▶ [What you should do]
Repeat the listing exactly as given, omitting every image.

▶ [Provided material]
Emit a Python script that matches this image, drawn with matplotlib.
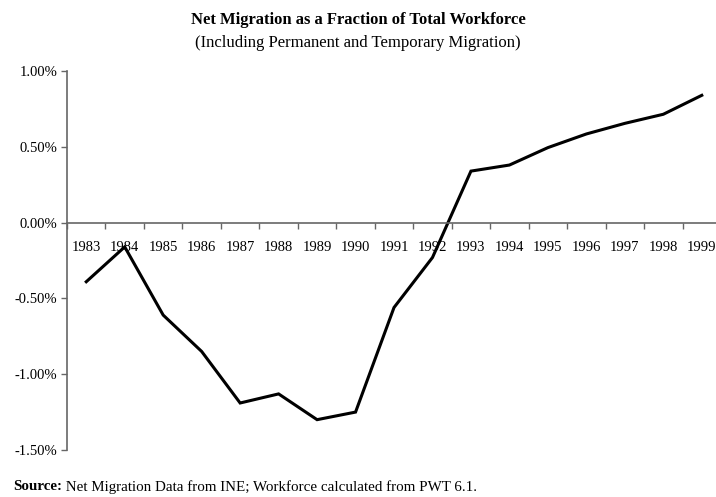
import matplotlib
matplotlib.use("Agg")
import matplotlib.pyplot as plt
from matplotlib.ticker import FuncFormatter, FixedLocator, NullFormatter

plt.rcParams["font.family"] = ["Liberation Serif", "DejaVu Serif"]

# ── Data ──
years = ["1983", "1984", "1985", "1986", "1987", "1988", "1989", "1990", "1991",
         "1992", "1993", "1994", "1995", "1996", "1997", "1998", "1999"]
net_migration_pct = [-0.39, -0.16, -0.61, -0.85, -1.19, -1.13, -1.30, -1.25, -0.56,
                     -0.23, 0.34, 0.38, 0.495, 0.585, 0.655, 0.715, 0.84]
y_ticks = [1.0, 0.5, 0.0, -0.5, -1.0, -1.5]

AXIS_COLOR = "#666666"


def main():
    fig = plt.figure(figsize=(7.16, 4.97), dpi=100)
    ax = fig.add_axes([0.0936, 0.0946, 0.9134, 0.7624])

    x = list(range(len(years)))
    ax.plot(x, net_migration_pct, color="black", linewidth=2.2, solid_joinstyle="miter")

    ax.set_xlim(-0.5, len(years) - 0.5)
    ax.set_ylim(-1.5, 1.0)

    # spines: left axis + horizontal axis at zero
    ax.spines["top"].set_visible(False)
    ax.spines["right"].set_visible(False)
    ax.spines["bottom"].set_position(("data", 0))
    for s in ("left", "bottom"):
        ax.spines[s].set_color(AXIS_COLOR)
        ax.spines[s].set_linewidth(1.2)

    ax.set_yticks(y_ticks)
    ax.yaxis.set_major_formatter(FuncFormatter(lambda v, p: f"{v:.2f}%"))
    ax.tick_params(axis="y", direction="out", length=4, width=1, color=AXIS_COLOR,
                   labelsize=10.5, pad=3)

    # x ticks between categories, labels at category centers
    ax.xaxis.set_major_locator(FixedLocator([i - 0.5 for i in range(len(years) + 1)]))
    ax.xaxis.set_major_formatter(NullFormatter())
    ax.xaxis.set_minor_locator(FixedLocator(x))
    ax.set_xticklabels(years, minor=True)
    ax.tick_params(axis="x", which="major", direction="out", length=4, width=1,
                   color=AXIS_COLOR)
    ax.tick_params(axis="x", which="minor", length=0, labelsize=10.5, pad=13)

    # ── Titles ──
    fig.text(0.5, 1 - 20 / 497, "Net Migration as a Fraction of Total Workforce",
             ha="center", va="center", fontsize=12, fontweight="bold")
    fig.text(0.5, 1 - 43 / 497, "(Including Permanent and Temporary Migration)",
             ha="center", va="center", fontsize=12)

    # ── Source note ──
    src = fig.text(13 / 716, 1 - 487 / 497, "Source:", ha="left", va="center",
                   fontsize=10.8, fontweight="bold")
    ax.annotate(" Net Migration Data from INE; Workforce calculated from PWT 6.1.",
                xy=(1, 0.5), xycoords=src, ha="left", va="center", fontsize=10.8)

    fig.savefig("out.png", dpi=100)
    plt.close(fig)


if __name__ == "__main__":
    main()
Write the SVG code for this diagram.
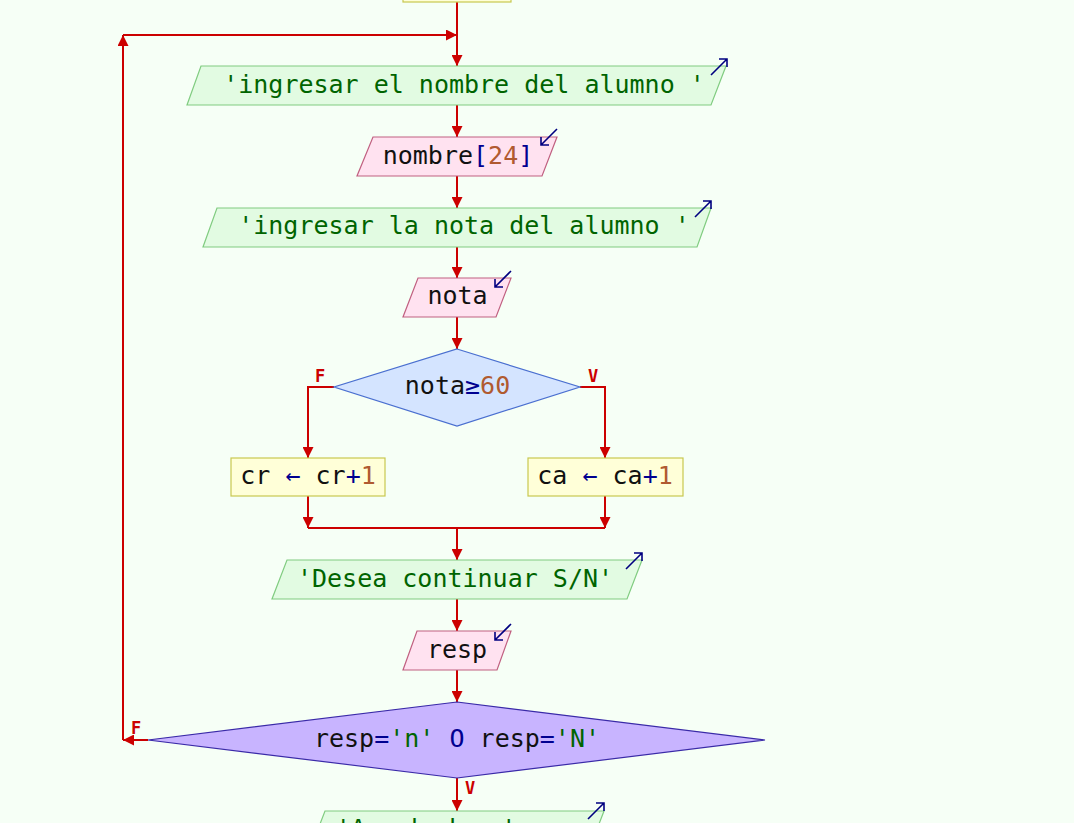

▶ [Complete answer]
Emit a Python script that matches this image, drawn with matplotlib.
import matplotlib
matplotlib.use("Agg")
import matplotlib.pyplot as plt
from matplotlib.ticker import FuncFormatter, FixedLocator, NullFormatter

plt.rcParams["font.family"] = ["Liberation Serif", "DejaVu Serif"]

# ── Data ──
years = ["1983", "1984", "1985", "1986", "1987", "1988", "1989", "1990", "1991",
         "1992", "1993", "1994", "1995", "1996", "1997", "1998", "1999"]
net_migration_pct = [-0.39, -0.16, -0.61, -0.85, -1.19, -1.13, -1.30, -1.25, -0.56,
                     -0.23, 0.34, 0.38, 0.495, 0.585, 0.655, 0.715, 0.84]
y_ticks = [1.0, 0.5, 0.0, -0.5, -1.0, -1.5]

AXIS_COLOR = "#666666"


def main():
    fig = plt.figure(figsize=(7.16, 4.97), dpi=100)
    ax = fig.add_axes([0.0936, 0.0946, 0.9134, 0.7624])

    x = list(range(len(years)))
    ax.plot(x, net_migration_pct, color="black", linewidth=2.2, solid_joinstyle="miter")

    ax.set_xlim(-0.5, len(years) - 0.5)
    ax.set_ylim(-1.5, 1.0)

    # spines: left axis + horizontal axis at zero
    ax.spines["top"].set_visible(False)
    ax.spines["right"].set_visible(False)
    ax.spines["bottom"].set_position(("data", 0))
    for s in ("left", "bottom"):
        ax.spines[s].set_color(AXIS_COLOR)
        ax.spines[s].set_linewidth(1.2)

    ax.set_yticks(y_ticks)
    ax.yaxis.set_major_formatter(FuncFormatter(lambda v, p: f"{v:.2f}%"))
    ax.tick_params(axis="y", direction="out", length=4, width=1, color=AXIS_COLOR,
                   labelsize=10.5, pad=3)

    # x ticks between categories, labels at category centers
    ax.xaxis.set_major_locator(FixedLocator([i - 0.5 for i in range(len(years) + 1)]))
    ax.xaxis.set_major_formatter(NullFormatter())
    ax.xaxis.set_minor_locator(FixedLocator(x))
    ax.set_xticklabels(years, minor=True)
    ax.tick_params(axis="x", which="major", direction="out", length=4, width=1,
                   color=AXIS_COLOR)
    ax.tick_params(axis="x", which="minor", length=0, labelsize=10.5, pad=13)

    # ── Titles ──
    fig.text(0.5, 1 - 20 / 497, "Net Migration as a Fraction of Total Workforce",
             ha="center", va="center", fontsize=12, fontweight="bold")
    fig.text(0.5, 1 - 43 / 497, "(Including Permanent and Temporary Migration)",
             ha="center", va="center", fontsize=12)

    # ── Source note ──
    src = fig.text(13 / 716, 1 - 487 / 497, "Source:", ha="left", va="center",
                   fontsize=10.8, fontweight="bold")
    ax.annotate(" Net Migration Data from INE; Workforce calculated from PWT 6.1.",
                xy=(1, 0.5), xycoords=src, ha="left", va="center", fontsize=10.8)

    fig.savefig("out.png", dpi=100)
    plt.close(fig)


if __name__ == "__main__":
    main()
Write the SVG code for this diagram.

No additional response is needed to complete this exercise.